At one point the German pharmaceutical giant’s shares fell by as much as 14 percent.

Dewayne Johnson (C) hugs one of his attorneys, next to lawyer and member of his legal team Robert F Kennedy Jr (R), after the verdict was read in the case against Monsanto at the Superior Court Of California in San Francisco, California, on August 10, 2018.

Shares in Bayer took a nosedive on Monday — just days after newly-acquired Monsanto was ordered to pay $289 million in damages to a man who alleged that the company’s glyphosate-based herbicides, including the widely used weedkiller Roundup, caused his cancer.

At one point the German pharmaceutical giant’s shares fell by as much as 14 percent, Reuters reported, marking a loss in value of roughly $14 billion.

It capped off the US trading day as one of the “biggest losers,” ending at a 10-percent loss.

Friday was also a losing day for Monsanto, which Bayer AG controversially acquired for $62.5 billion in June. In a landmark trial, a San Francisco jury unanimously found that the company failed to warn school groundskeeper Dewayne Johnson, who’s suffering from non-Hodgkin’s lymphoma, and other consumers of the cancer risks from its weed killers, and said the company acted “with malice or oppression.”

The International Agency for Research on Cancer (IARC) — a branch of the World Health Organization (WHO) — classified glyphosate as a probable human carcinogen, but Monsanto says its Roundup is safe, and that it plans on appealing.

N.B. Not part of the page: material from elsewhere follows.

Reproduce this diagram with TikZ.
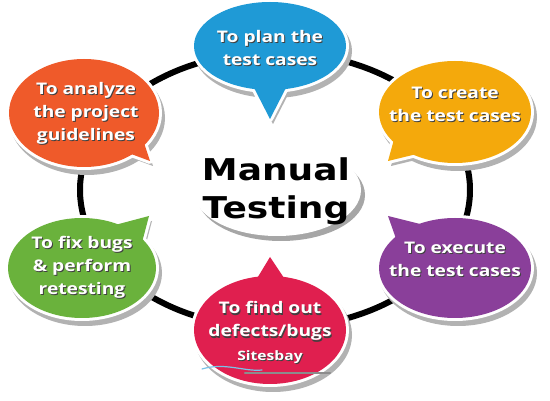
\documentclass[tikz,border=0pt]{standalone}
\usepackage{fontspec}
\newfontfamily\bubblefont[FakeStretch=1.2]{Open Sans Bold}
\newfontfamily\centerfont[FakeStretch=1.2]{DejaVu Sans Bold}
\definecolor{cblue}{HTML}{1F9AD6}
\definecolor{cgold}{HTML}{F4A90C}
\definecolor{cpurple}{HTML}{8A3F9A}
\definecolor{cred}{HTML}{E01F4F}
\definecolor{cgreen}{HTML}{6AB23C}
\definecolor{corange}{HTML}{EF5A2A}
\tikzset{
  ring/.style={line width=6pt, draw=black},
  shade/.style={fill=black!30},
  rim/.style={draw=white, fill=white, line width=6pt, line join=round},
  btext/.style={font=\bubblefont\fontsize{16}{23}\selectfont, text=white, align=center, inner sep=0pt},
  bshadow/.style={btext, text=black!75, xshift=1pt, yshift=-1.5pt},
}
% #1 center, #2 rx, #3 ry, #4 tail path, #5 colour
\newcommand\mybubble[5]{%
  \begin{scope}[shift={(3,5)}]
    \fill[shade] (#1) ellipse [x radius=#2+3, y radius=#3+3];
    \fill[shade] #4;
  \end{scope}
  \path[rim] (#1) ellipse [x radius=#2, y radius=#3];
  \path[rim] #4;
  \fill[#5] (#1) ellipse [x radius=#2, y radius=#3];
  \fill[#5] #4;
}
\begin{document}
\begin{tikzpicture}[x=1pt,y=-1pt]
\useasboundingbox (0,0) rectangle (550,401);
\fill[white] (0,0) rectangle (550,401);
% ring
\draw[ring] (275,190) ellipse [x radius=195, y radius=138];
% centre
\fill[black!35] (281,195) ellipse [x radius=84, y radius=46];
\fill[white] (277,190) ellipse [x radius=84, y radius=46];
\node (mt) [font=\centerfont\fontsize{30}{38}\selectfont, align=center, inner sep=0pt] at (276,191) {Manual\\Testing};
% bubbles
\mybubble{270,46}{76}{44}{(250,80) -- (270,119) -- (290,80) -- cycle}{cblue}
\mybubble{455,112}{76}{51}{(398,125) -- (388,161) -- (425,152) -- cycle}{cgold}
\mybubble{455,268}{76}{50}{(400,250) -- (388,216) -- (428,226) -- cycle}{cpurple}
\mybubble{270,330}{76}{54}{(250,290) -- (270,257) -- (292,290) -- cycle}{cred}
\mybubble{82,268}{74}{50}{(115,225) -- (149,216) -- (140,250) -- cycle}{cgreen}
\mybubble{84,113}{75}{54}{(115,148) -- (150,161) -- (138,125) -- cycle}{corange}
% pen under red bubble
\draw[cblue!60, line width=1.2pt, line cap=round] (202,369) .. controls (225,362) and (245,372) .. (262,370);
\draw[black!45, line width=2.5pt, line cap=round] (245,373) -- (330,373);
% texts
\node[bshadow] at (270,48) {To plan the\\test cases};
\node (plan) [btext] at (270,48) {To plan the\\test cases};
\node[bshadow] at (455,104) {To create\\the test cases};
\node (create) [btext] at (455,104) {To create\\the test cases};
\node[bshadow] at (455,259) {To execute\\the test cases};
\node (exec) [btext] at (455,259) {To execute\\the test cases};
\node[bshadow] at (270,321) {To find out\\defects/bugs};
\node (find) [btext] at (270,321) {To find out\\defects/bugs};
\node[bshadow, font=\bubblefont\fontsize{13}{16}\selectfont] at (270,357) {Sitesbay};
\node (site) [btext, font=\bubblefont\fontsize{13}{16}\selectfont] at (270,357) {Sitesbay};
\node[bshadow] at (82,267) {To fix bugs\\\& perform\\retesting};
\node (fix) [btext] at (82,267) {To fix bugs\\\& perform\\retesting};
\node[bshadow] at (86,113) {To analyze\\the project\\guidelines};
\node (anal) [btext] at (86,113) {To analyze\\the project\\guidelines};
\end{tikzpicture}
\end{document}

Monday also marked the last day of the public comment period for the finalization of the merger process, prompting a broad range of advocacy groups to voice their opposition once again.

“No matter how you cut it,” said said Daniel Raichel, an attorney with the Nature Program at NRDC, “a Bayer/Monsanto merger spells higher costs for farmers and locks in the chemical-heavy agricultural practices that threaten our health and the bees and other pollinators critical to food security.”

“The Department needs to reverse course and block the merger before we all suffer the consequences,” he said.